Many "supersavers," or people who put an impressive share of their income away for retirement, give credit to their parents, accord to a 2019 survey from Principal, a retirement account provider.
Over three-quarters, or 80%, of supersavers cite their parents as being the No.1 influence on their saving habits. And while 80% also say their parents were good at squirreling away cash, only 35% say their parents had guidelines related to finances.
The survey defined "supersavers" as Gen Xers, millennials, or members of Gen Z with Principal 401(k) retirement plans who saved at least $17,100 during 2018 — more than 90% of the annual $19,000 limit — or who deferred more than 15% of their salary. These aren't all big earners, either: Nearly half, or 48%, of respondents make less than $100,000 annually.
"Based on the research, [kids] emulate what they see. But I think parents can play an even more proactive and instructive role, since [kids] aren't getting [a financial education] in school," says Jerry Patterson, senior vice president of retirement and investor services at Principal Financial Group.
Here are three great money lessons you can teach to your teens to help set them up for saving success.
It's important to get your kids into the habit of saving early, says Patterson. He recommends discussing saving habits, and even the importance of prepping for retirement, when your kids are about 15. Supersavers generally agree: Over 70% say students should learn about personal finance in middle school or younger, and 25% say the lessons should be taught in high school.
"Once you've started with the habit of saving when you're young, you start seeing what saving [money] actually does for you," says Clark D. Randall, a certified financial planner and the founder of Financial Enlightenment in Dallas, Texas.
Randall says parents should consider opening a savings account for their kids after having an initial talk about the importance of setting money aside. Then you can put the account to work. Let's say your child is paid $20 from a job or allowance. You can take out 10%, or $2, and add it to the account.
Teaching teenagers to save money when they earn money will motivate them to not only save as an adult but also be proactive about prepping for retirement, says Randall.

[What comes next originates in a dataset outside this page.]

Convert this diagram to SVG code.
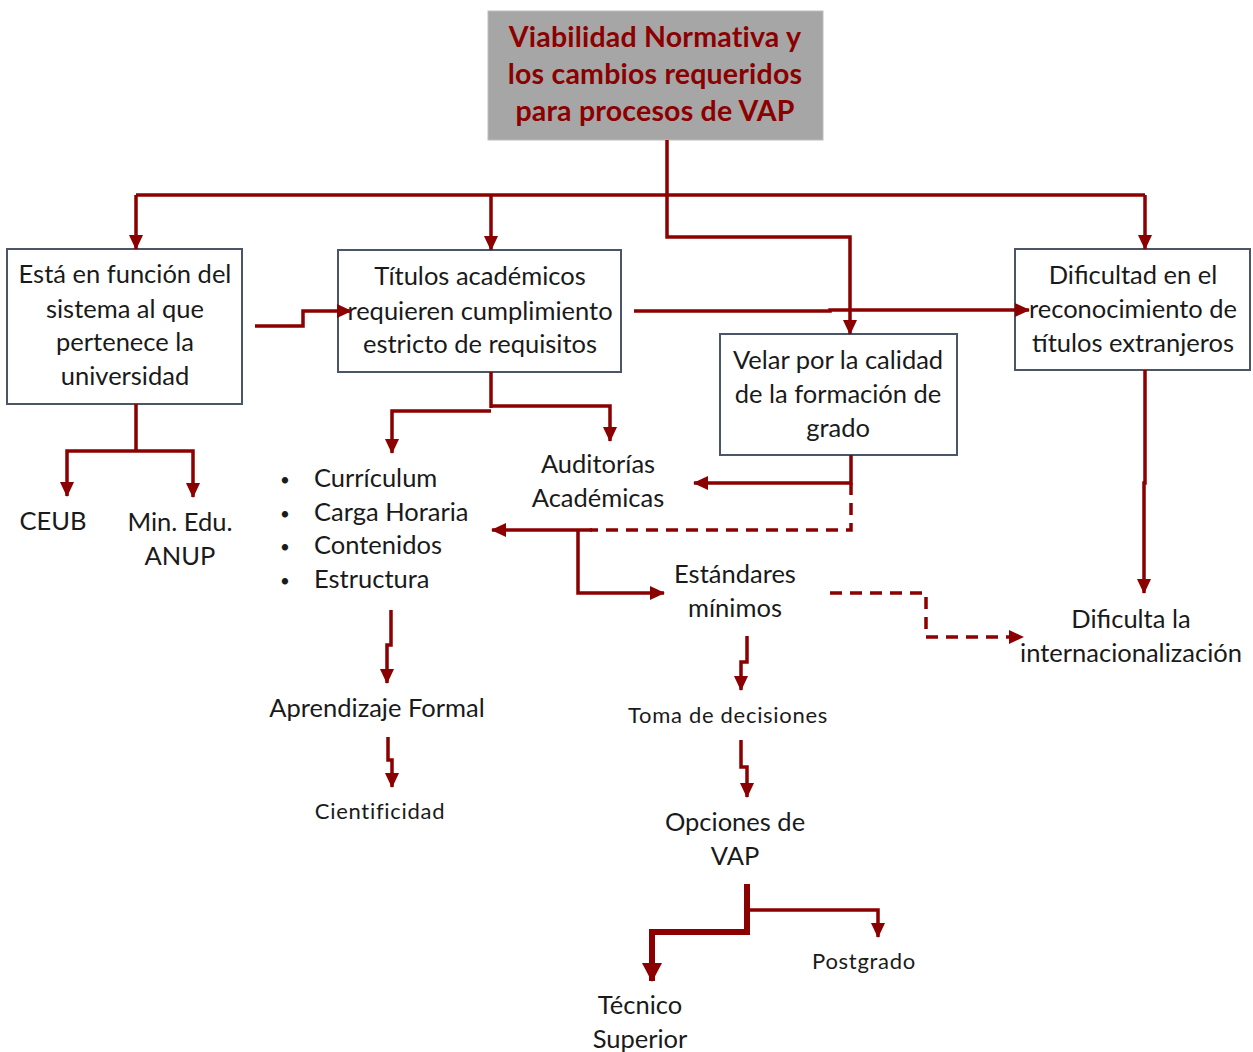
<svg xmlns="http://www.w3.org/2000/svg" width="1253" height="1052" viewBox="0 0 1253 1052">
  <style>
    .box { fill: #ffffff; stroke: #4a5568; stroke-width: 2; }
    .t { font-family: Lato, "Liberation Sans", sans-serif; font-size: 25.5px; fill: #1a1a1a; text-anchor: middle; }
    .s { font-size: 22px; letter-spacing: 0.7px; }
    .title { font-family: Lato, "Liberation Sans", sans-serif; font-size: 28.5px; font-weight: bold; fill: #8b0000; text-anchor: middle; letter-spacing: 0.2px; }
    .ln { fill: none; stroke: #8b0000; stroke-width: 3.5; }
    .arr { marker-end: url(#ah); }
    .dash { stroke-dasharray: 12 8; }
    .bul { font-size: 17px; text-anchor: middle; }
  </style>
  <defs>
    <marker id="ah" markerUnits="userSpaceOnUse" markerWidth="16" markerHeight="16" viewBox="0 0 16 16" refX="14" refY="8" orient="auto">
      <path d="M0,1 L15,8 L0,15 Z" fill="#8b0000"/>
    </marker>
    <marker id="ahBig" markerUnits="userSpaceOnUse" markerWidth="20" markerHeight="22" viewBox="0 0 20 22" refX="18" refY="11" orient="auto">
      <path d="M0,1 L19,11 L0,21 Z" fill="#8b0000"/>
    </marker>
  </defs>

  <!-- title node -->
  <g id="n-title">
    <rect x="488" y="11" width="335" height="129" fill="#a6a6a6" stroke="#bdbdbd" stroke-width="1"/>
    <text class="title" x="655" y="47">Viabilidad Normativa y</text>
    <text class="title" x="655" y="84">los cambios requeridos</text>
    <text class="title" x="655" y="121">para procesos de VAP</text>
  </g>

  <g id="n-funcion">
    <rect class="box" x="7" y="249" width="235" height="155"/>
    <text class="t" x="125" y="283">Está en función del</text>
    <text class="t" x="125" y="318">sistema al que</text>
    <text class="t" x="125" y="351">pertenece la</text>
    <text class="t" x="125" y="385">universidad</text>
  </g>

  <g id="n-titulos">
    <rect class="box" x="338" y="250" width="283" height="122"/>
    <text class="t" x="480" y="285">Títulos académicos</text>
    <text class="t" x="480" y="320">requieren cumplimiento</text>
    <text class="t" x="480" y="353">estricto de requisitos</text>
  </g>

  <g id="n-velar">
    <rect class="box" x="720" y="334" width="237" height="121"/>
    <text class="t" x="838" y="369">Velar por la calidad</text>
    <text class="t" x="838" y="403">de la formación de</text>
    <text class="t" x="838" y="437">grado</text>
  </g>

  <g id="n-dificultad">
    <rect class="box" x="1015" y="249" width="235" height="121"/>
    <text class="t" x="1133" y="284">Dificultad en el</text>
    <text class="t" x="1133" y="318">reconocimiento de</text>
    <text class="t" x="1133" y="352">títulos extranjeros</text>
  </g>

  <g id="n-ceub">
    <text class="t" x="53" y="530">CEUB</text>
  </g>

  <g id="n-min">
    <text class="t" x="180" y="531">Min. Edu.</text>
    <text class="t" x="180" y="565">ANUP</text>
  </g>

  <g id="n-lista">
    <g class="t" style="text-anchor:start">
      <text class="bul" x="285" y="486">•</text>
      <text x="314" y="487">Currículum</text>
      <text class="bul" x="285" y="520">•</text>
      <text x="314" y="521">Carga Horaria</text>
      <text class="bul" x="285" y="553">•</text>
      <text x="314" y="554">Contenidos</text>
      <text class="bul" x="285" y="587">•</text>
      <text x="314" y="588">Estructura</text>
    </g>
  </g>

  <g id="n-auditorias">
    <text class="t" x="598" y="473">Auditorías</text>
    <text class="t" x="598" y="507">Académicas</text>
  </g>

  <g id="n-estandares">
    <text class="t" x="735" y="583">Estándares</text>
    <text class="t" x="735" y="617">mínimos</text>
  </g>

  <g id="n-dificulta">
    <text class="t" x="1131" y="628">Dificulta la</text>
    <text class="t" x="1131" y="662">internacionalización</text>
  </g>

  <g id="n-aprendizaje">
    <text class="t" x="377" y="717">Aprendizaje Formal</text>
  </g>

  <g id="n-cientificidad">
    <text class="t s" x="380" y="819">Cientificidad</text>
  </g>

  <g id="n-toma">
    <text class="t s" x="728" y="723">Toma de decisiones</text>
  </g>

  <g id="n-opciones">
    <text class="t" x="735" y="831">Opciones de</text>
    <text class="t" x="735" y="865">VAP</text>
  </g>

  <g id="n-postgrado">
    <text class="t s" x="864" y="969">Postgrado</text>
  </g>

  <g id="n-tecnico">
    <text class="t" x="640" y="1014">Técnico</text>
    <text class="t" x="640" y="1048">Superior</text>
  </g>

  <!-- connectors, drawn last so arrowheads sit on top of the boxes -->
  <g id="connectors">
    <path class="ln" d="M667,140 V195"/>
    <path class="ln" d="M136,195 H1145"/>
    <path class="ln arr" d="M136,195 V249"/>
    <path class="ln arr" d="M491,195 V250"/>
    <path class="ln arr" d="M1145,195 V249"/>
    <path class="ln arr" d="M667,195 V237 H850 V334"/>
    <path class="ln arr" d="M255,326 H303 V311 H351"/>
    <path class="ln arr" d="M634,311 H830 V310 H1029"/>
    <path class="ln" d="M136,404 V451"/>
    <path class="ln arr" d="M136,451 H67 V496"/>
    <path class="ln arr" d="M136,451 H193 V497"/>
    <path class="ln" d="M491,372 V408"/>
    <path class="ln arr" d="M491,411 H392 V453"/>
    <path class="ln arr" d="M491,406 H610 V441"/>
    <path class="ln arr" d="M851,455 V483 H694"/>
    <path class="ln dash" d="M851,483 V530 H590"/>
    <path class="ln arr" d="M592,530 H492"/>
    <path class="ln arr" d="M578,530 V593 H664"/>
    <path class="ln dash arr" d="M830,593 H926 V637 H1023"/>
    <path class="ln arr" d="M1145,370 V483 H1144 V593"/>
    <path class="ln arr" d="M391,610 V645 H387 V683"/>
    <path class="ln arr" d="M388,737 V760 H392 V787"/>
    <path class="ln arr" d="M747,636 V662 H741 V690"/>
    <path class="ln arr" d="M741,740 V767 H747 V797"/>
    <path class="ln" style="stroke-width:6" d="M747,884 V932 H652 V960"/>
    <path class="ln" style="stroke-width:6; marker-end:url(#ahBig)" d="M652,955 V981"/>
    <path class="ln arr" d="M747,910 H878 V937"/>
  </g>
</svg>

Teaching your kids about investing basics can set them up to be supersavers down the line, since showing kids the value of patience can help them be a disciplined investor and build wealth.
You can engage your teen in investing by setting up a mock investment that can be tied to their interests. For example, if your child likes cars, you can create a basic mock portfolio that includes individual stocks of auto companies. Then, have your child dictate how much "money" to invest in each stock and let them take it from there.
Having a fake stake in a real interest can open the door to a conversation about what it means when stocks rise and fall and why it's important to stay the course, even if the market is bumpy.
One way to help kids understand the pitfalls of borrowing money and potentially going into debt is by setting up a mock payment plan for something expensive that they want.
Let's say your high schooler wants a new pair of shoes that cost $50. You can offer two payback methods: all at once, or once-a-month payments of $10 with a 20-cent interest charge each month. If they choose once-a-month payments, they will pay $51 over all, which is $1 more than the original price.
Some experts even recommend giving your teens authorized access on your credit card before they turn 18. Monitor what's going on, but give them some room to experiment. Making small mistakes, like overspending, can be a valuable lesson.
All of this can underscore the importance of being responsible and saving so that you have enough money to afford your goals, including a comfortable retirement.
If you're just starting to talk about personal finance with your teenager, Randall says it's important to set an expectation of saving money when you earn money. He says supersavers start the habit at a young age and find excitement in watching a savings account grow over time: "Anytime we do anything in life and we see positive results from it, it makes you want to do more of it."